Collect all lines from the listing that include the string "this".

** START Dataset extract **

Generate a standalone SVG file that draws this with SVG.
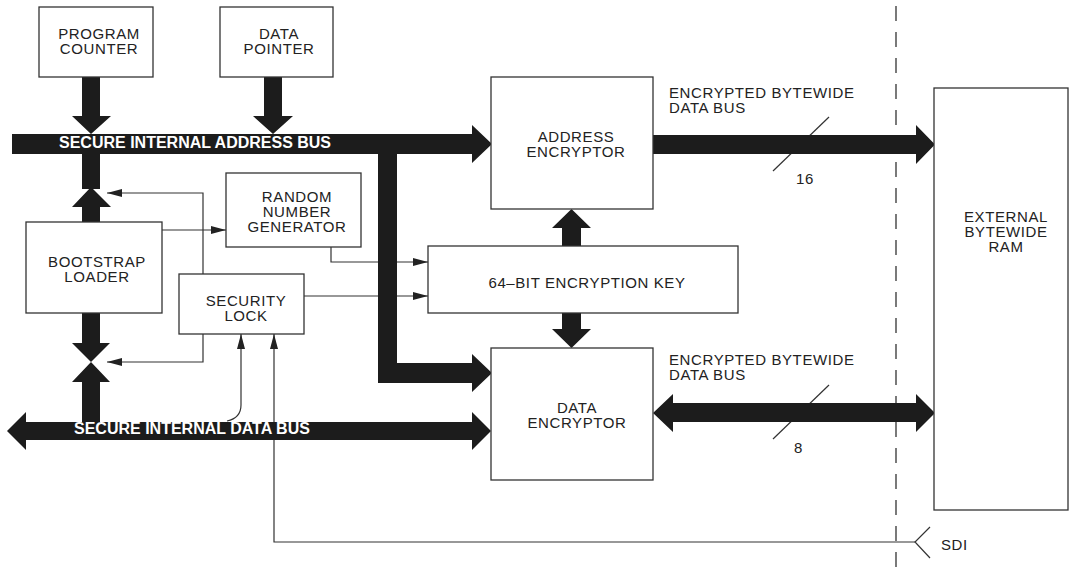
<svg xmlns="http://www.w3.org/2000/svg" width="1073" height="569" viewBox="0 0 1073 569">
  <style>
    .box { fill: #fff; stroke: #333; stroke-width: 1.3; }
    .lbl { font-family: "Liberation Sans", Arial, sans-serif; font-size: 15px; letter-spacing: 0.6px; fill: #222; }
    .mid { text-anchor: middle; }
    .bus-lbl { font-family: "Liberation Sans", Arial, sans-serif; font-size: 16px; font-weight: bold; fill: #fff; }
    .bus { fill: #1c1c1c; }
    .wire { fill: none; stroke: #333; stroke-width: 1.2; }
    .dash { fill: none; stroke: #333; stroke-width: 1.3; stroke-dasharray: 15 11; }
  </style>
  <defs>
    <marker id="ah" viewBox="0 0 15 8" refX="15" refY="4" markerWidth="15" markerHeight="8" orient="auto" markerUnits="userSpaceOnUse">
      <path d="M0,0 L15,4 L0,8 z" fill="#222"/>
    </marker>
  </defs>

  <rect width="1073" height="569" fill="#fff"/>

  <!-- chip boundary -->
  <line class="dash" x1="896" y1="6" x2="896" y2="569"/>

  <g id="connectors">
    <!-- control / signal wires -->
    <line class="wire" x1="162" y1="230" x2="226" y2="230" marker-end="url(#ah)"/>
    <polyline class="wire" points="203,274 203,193 107,193" marker-end="url(#ah)"/>
    <polyline class="wire" points="203,334 203,362 107,362" marker-end="url(#ah)"/>
    <polyline class="wire" points="331,247 331,262 428,262" marker-end="url(#ah)"/>
    <line class="wire" x1="304" y1="296" x2="428" y2="296" marker-end="url(#ah)"/>
    <path class="wire" d="M227,421 Q241,418 241,405 L241,334" marker-end="url(#ah)"/>
    <polyline class="wire" points="915,542 274,542 274,334" marker-end="url(#ah)"/>
    <polyline class="wire" points="930,527 915,542 930,558"/>

    <!-- bus width ticks -->
    <line class="wire" x1="829" y1="117" x2="773" y2="171"/>
    <line class="wire" x1="829" y1="385" x2="773" y2="439"/>

    <!-- wide buses -->
    <polygon class="bus" points="82,77 100,77 100,116 111,116 91,134 72,116 82,116"/>
    <polygon class="bus" points="264,77 282,77 282,116 293,116 273,134 253,116 264,116"/>
    <polygon class="bus" points="12,134 472,134 472,125 492,144 472,163 472,154 12,154"/>
    <polygon class="bus" points="378,154 397,154 397,363 472,363 472,354 492,373 472,392 472,383 378,383"/>
    <rect class="bus" x="82" y="154" width="18" height="35"/>
    <polygon class="bus" points="91,187 111,207 100,207 100,222 82,222 82,207 72,207"/>
    <polygon class="bus" points="82,313 100,313 100,343 110,343 91,362 72,343 82,343"/>
    <polygon class="bus" points="91,362 110,382 100,382 100,422 82,422 82,382 72,382"/>
    <polygon class="bus" points="7,431 26,412 26,422 472,422 472,412 491,431 472,450 472,440 26,440 26,450"/>
    <polygon class="bus" points="562,246 581,246 581,228 591,228 571.5,209 552,228 562,228"/>
    <polygon class="bus" points="562,313 581,313 581,329 591,329 571.5,348 552,329 562,329"/>
    <polygon class="bus" points="653,135 916,135 916,125 935,144.5 916,164 916,154 653,154"/>
    <polygon class="bus" points="653,413 673,394 673,403 916,403 916,394 935,413 916,432 916,422 673,422 673,432"/>

    <text class="bus-lbl" x="59" y="148">SECURE INTERNAL ADDRESS BUS</text>
    <text class="bus-lbl" x="74" y="434">SECURE INTERNAL DATA BUS</text>

    <text class="lbl" x="669" y="98">ENCRYPTED BYTEWIDE</text>
    <text class="lbl" x="669" y="113">DATA BUS</text>
    <text class="lbl" x="796" y="184">16</text>
    <text class="lbl" x="669" y="365">ENCRYPTED BYTEWIDE</text>
    <text class="lbl" x="669" y="380">DATA BUS</text>
    <text class="lbl" x="794" y="453">8</text>
    <text class="lbl" x="941" y="550">SDI</text>
  </g>

  <g id="program-counter">
    <rect class="box" x="39" y="7" width="114" height="70"/>
    <text class="lbl mid" x="99" y="39">PROGRAM</text>
    <text class="lbl mid" x="99" y="54">COUNTER</text>
  </g>

  <g id="data-pointer">
    <rect class="box" x="220" y="7" width="113" height="70"/>
    <text class="lbl mid" x="279" y="39">DATA</text>
    <text class="lbl mid" x="279" y="54">POINTER</text>
  </g>

  <g id="address-encryptor">
    <rect class="box" x="491" y="77" width="162" height="132"/>
    <text class="lbl mid" x="576" y="142">ADDRESS</text>
    <text class="lbl mid" x="576" y="157">ENCRYPTOR</text>
  </g>

  <g id="random-number-generator">
    <rect class="box" x="226" y="173" width="135" height="74"/>
    <text class="lbl mid" x="297" y="202">RANDOM</text>
    <text class="lbl mid" x="297" y="217">NUMBER</text>
    <text class="lbl mid" x="297" y="232">GENERATOR</text>
  </g>

  <g id="bootstrap-loader">
    <rect class="box" x="26" y="222" width="136" height="91"/>
    <text class="lbl mid" x="97" y="267">BOOTSTRAP</text>
    <text class="lbl mid" x="97" y="282">LOADER</text>
  </g>

  <g id="security-lock">
    <rect class="box" x="179" y="274" width="125" height="60"/>
    <text class="lbl mid" x="246" y="306">SECURITY</text>
    <text class="lbl mid" x="246" y="321">LOCK</text>
  </g>

  <g id="encryption-key">
    <rect class="box" x="428" y="246" width="310" height="67"/>
    <text class="lbl mid" x="587" y="288">64–BIT ENCRYPTION KEY</text>
  </g>

  <g id="data-encryptor">
    <rect class="box" x="491" y="348" width="162" height="132"/>
    <text class="lbl mid" x="577" y="413">DATA</text>
    <text class="lbl mid" x="577" y="428">ENCRYPTOR</text>
  </g>

  <g id="external-ram">
    <rect class="box" x="934" y="88" width="134" height="422"/>
    <text class="lbl mid" x="1006" y="222">EXTERNAL</text>
    <text class="lbl mid" x="1006" y="237">BYTEWIDE</text>
    <text class="lbl mid" x="1006" y="252">RAM</text>
  </g>
</svg>
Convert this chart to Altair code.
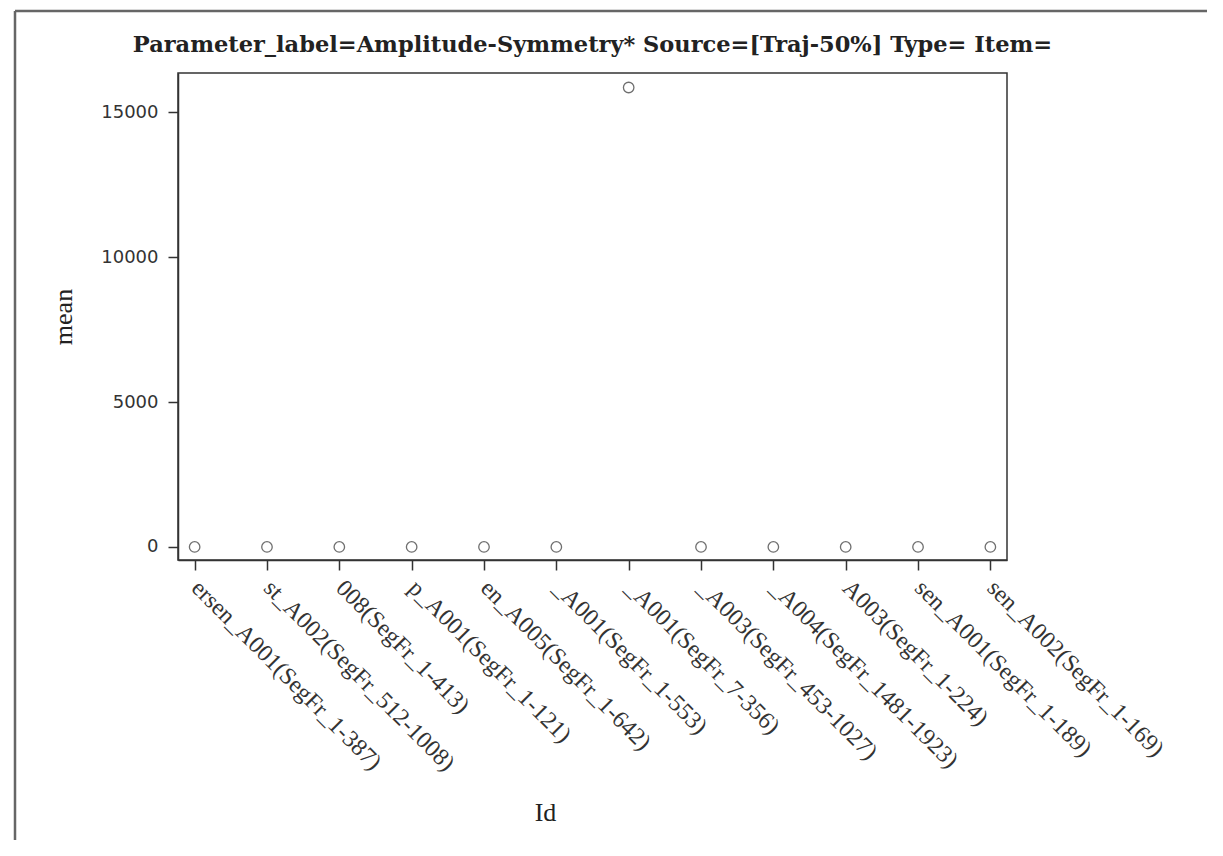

** END Dataset extract **

**Solution**
Generate a standalone SVG file that draws this with SVG.
Convert this chart to Altair code.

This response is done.